I believe in genetic memory. I’ve come back to where I was meant to be

KEVIN BODENHAM
Director of Moyo hair salon, Dublin
"I felt like I arrived home when I came to Dublin 11 years ago. People ask me all the time, 'Are you going home for Christmas?' and I say this is my home. The travel writer Pico Iyer has said, 'Home is where you become yourself,' and that is what I feel about the time I have been here.

“I had a difficult upbringing in South Africa, with an alcoholic father, and I needed to come here not just to heal myself but for a bit of generational healing as well. My great-grandfather moved to South Africa from Ireland, and I’m still trying to discover what caused him to leave. There was a lot about my father’s family that wasn’t spoken about.

“I believe in genetic memory, and I think I’ve come back to where I was meant to be. Everything seemed familiar to me when I arrived. All my senses were engaged. Everything smelled familiar even though it couldn’t be more different to South Africa. I’m comfortable here. I have a sense of complete and utter wellbeing here.

“I grew up a staunch Catholic, and I still pray, but I don’t attend Mass and I don’t follow the tenets of the Catholic faith. Everyone I have met here has played an important role in my life, but none of that would have been possible without my own self being healed. For me, being at home is reaching a sense of spiritual, emotional and mental wellbeing.

“South Africa remains my birthplace, and I return there every two years or so. I am really saddened by Nelson Mandela’s death and reminded of something he once said: there is nothing like returning to a place that remains unchanged to find the ways that you yourself have altered.

“That’s what I feel when I go back to South Africa.”

When my marriage broke down

I moved back to Ireland’

JANE STEPHENSON
Organiser of "inspirational events" through her business, Seminars.ie
"I moved from Ireland to Los Angeles when I finished college, at the age of 21. I had friends out there, and I loved California. I was self-employed in real estate, so I used to come back for Christmas and in the summertime to help my parents run a restaurant in the west of Ireland. For me then, home was where my parents were.

“I left LA in 1984 because I wanted to be back in Europe. I wanted to be in a multicultural place, so I moved to London. It was a bit of a wrench leaving the lovely climate, and I had to tone down my ‘American’ voice and laugh to become more English.

“I lived in London for 11 years. I moved around London quite a bit. Then I got married and had two children, so I started to feel like I belonged there.

“When my marriage broke down I couldn’t afford to stay in London, so I moved back to Ireland with my children to be close to my mother and brother. I always felt like I wanted to come home and for my children to grow up here. I’m back in Co Wicklow 18 years now and have recently become an empty-nester. (My son is in London and my daughter is in south Co Dublin.)

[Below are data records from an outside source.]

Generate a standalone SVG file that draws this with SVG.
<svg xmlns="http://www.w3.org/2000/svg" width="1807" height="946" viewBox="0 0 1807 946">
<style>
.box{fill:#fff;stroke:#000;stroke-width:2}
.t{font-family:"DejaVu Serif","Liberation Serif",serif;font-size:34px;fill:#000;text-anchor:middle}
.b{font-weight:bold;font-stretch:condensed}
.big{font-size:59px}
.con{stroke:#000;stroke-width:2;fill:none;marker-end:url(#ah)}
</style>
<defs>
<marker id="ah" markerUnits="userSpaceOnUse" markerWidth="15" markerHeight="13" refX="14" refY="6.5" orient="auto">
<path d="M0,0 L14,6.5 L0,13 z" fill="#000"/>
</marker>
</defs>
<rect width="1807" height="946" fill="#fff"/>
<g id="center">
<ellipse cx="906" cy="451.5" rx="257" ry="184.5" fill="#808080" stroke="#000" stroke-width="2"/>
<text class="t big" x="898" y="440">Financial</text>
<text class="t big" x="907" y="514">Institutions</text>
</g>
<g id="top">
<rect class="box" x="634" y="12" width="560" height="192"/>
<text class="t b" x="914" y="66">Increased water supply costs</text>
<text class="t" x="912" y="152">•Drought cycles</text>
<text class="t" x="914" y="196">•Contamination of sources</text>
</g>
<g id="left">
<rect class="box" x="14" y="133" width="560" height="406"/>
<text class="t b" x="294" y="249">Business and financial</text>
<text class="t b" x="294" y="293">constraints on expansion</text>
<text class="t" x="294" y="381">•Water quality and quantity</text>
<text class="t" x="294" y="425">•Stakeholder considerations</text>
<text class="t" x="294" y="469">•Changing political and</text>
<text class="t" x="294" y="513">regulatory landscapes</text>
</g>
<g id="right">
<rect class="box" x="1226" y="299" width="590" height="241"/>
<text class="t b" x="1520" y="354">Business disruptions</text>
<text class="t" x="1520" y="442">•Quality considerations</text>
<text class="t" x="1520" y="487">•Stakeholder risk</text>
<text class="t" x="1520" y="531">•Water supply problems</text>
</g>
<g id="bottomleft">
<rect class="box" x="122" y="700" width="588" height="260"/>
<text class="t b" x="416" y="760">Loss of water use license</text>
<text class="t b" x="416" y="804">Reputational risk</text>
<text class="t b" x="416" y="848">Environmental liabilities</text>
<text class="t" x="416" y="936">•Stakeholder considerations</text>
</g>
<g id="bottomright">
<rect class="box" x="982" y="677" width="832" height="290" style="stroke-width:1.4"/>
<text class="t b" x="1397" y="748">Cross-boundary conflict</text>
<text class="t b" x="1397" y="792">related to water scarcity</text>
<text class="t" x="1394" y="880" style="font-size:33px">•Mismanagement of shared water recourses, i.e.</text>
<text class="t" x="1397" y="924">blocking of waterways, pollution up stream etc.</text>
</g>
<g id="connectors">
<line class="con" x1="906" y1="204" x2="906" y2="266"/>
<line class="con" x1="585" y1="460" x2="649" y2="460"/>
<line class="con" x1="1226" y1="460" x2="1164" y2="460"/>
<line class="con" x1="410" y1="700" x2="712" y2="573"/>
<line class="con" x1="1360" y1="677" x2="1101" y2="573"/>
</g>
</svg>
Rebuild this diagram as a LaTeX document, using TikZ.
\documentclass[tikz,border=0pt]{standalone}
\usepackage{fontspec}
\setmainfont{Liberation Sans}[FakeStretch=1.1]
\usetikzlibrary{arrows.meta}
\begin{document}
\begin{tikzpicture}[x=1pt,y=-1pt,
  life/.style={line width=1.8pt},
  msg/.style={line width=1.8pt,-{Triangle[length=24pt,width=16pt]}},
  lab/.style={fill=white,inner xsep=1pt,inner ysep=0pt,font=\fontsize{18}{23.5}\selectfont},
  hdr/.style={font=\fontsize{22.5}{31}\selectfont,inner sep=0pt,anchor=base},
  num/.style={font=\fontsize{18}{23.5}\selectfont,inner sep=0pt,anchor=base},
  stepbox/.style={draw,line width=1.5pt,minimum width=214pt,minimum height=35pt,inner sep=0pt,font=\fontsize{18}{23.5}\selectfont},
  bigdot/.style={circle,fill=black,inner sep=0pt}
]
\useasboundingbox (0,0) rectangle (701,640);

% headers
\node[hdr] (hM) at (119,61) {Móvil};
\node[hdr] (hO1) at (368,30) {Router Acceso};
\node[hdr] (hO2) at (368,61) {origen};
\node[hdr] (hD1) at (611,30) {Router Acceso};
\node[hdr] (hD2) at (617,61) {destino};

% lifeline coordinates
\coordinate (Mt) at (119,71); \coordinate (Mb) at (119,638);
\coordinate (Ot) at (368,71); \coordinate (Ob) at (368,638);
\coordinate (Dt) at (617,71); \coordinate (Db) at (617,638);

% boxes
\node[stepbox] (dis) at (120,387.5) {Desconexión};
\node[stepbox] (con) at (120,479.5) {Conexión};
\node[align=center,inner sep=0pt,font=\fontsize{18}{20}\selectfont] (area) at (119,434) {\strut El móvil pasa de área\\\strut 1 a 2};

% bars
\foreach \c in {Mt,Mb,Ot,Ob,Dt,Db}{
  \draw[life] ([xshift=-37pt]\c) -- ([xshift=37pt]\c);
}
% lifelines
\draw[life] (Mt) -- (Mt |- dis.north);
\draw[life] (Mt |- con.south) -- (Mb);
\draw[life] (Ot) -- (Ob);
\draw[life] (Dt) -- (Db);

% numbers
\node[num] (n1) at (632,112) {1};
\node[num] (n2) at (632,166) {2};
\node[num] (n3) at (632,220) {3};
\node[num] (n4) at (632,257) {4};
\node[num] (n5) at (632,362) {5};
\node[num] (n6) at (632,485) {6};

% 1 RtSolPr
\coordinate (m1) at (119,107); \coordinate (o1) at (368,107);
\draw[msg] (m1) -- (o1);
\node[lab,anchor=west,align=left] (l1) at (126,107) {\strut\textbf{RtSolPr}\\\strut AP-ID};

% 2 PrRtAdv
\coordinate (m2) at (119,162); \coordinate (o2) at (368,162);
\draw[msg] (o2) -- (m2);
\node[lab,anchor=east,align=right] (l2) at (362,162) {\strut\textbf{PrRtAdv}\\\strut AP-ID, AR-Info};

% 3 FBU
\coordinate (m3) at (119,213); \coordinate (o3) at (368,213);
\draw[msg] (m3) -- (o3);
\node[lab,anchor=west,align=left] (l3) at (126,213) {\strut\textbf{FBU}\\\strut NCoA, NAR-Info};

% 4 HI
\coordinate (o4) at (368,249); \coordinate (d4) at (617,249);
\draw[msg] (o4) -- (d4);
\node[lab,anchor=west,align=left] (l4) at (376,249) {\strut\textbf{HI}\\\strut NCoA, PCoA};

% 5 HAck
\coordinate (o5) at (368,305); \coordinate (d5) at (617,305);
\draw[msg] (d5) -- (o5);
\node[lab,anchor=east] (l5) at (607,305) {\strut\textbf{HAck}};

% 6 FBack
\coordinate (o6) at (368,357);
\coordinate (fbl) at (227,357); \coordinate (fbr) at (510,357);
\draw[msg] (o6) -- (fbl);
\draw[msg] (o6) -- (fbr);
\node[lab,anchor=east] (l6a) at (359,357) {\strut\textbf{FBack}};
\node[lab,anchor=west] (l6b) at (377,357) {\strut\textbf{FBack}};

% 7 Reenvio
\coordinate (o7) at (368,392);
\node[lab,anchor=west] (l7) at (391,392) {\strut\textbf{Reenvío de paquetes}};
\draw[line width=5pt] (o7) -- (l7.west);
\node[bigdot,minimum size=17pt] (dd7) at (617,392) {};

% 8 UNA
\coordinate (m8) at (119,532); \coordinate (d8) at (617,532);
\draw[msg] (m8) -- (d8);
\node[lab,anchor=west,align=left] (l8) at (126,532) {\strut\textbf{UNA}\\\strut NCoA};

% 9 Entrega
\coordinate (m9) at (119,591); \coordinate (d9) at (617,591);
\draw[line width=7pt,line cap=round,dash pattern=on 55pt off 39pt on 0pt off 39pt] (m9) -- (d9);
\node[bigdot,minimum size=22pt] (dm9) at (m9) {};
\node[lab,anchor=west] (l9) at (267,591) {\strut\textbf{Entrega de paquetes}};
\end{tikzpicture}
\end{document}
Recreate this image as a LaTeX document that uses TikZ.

“When I go away I always like that feeling of returning home. I have an attachment to personal things which mean home to me. My house does feel like home, but I was burgled recently, which shakes your sense of home.

“My mother, who died earlier this year, was determined never to leave her home, and she didn’t: it was a very important part of her emotional health and longevity. But I’ve moved enough times to know that I can always uproot and move somewhere else and create that feeling again. I feel I’m not done yet. I have a big affinity to the west of Ireland.

“All the inspirational speakers I bring in through Seminars.ie say that you don’t need the material trappings to be home. Home is a sense of belonging, and you can feel at home wherever you are.”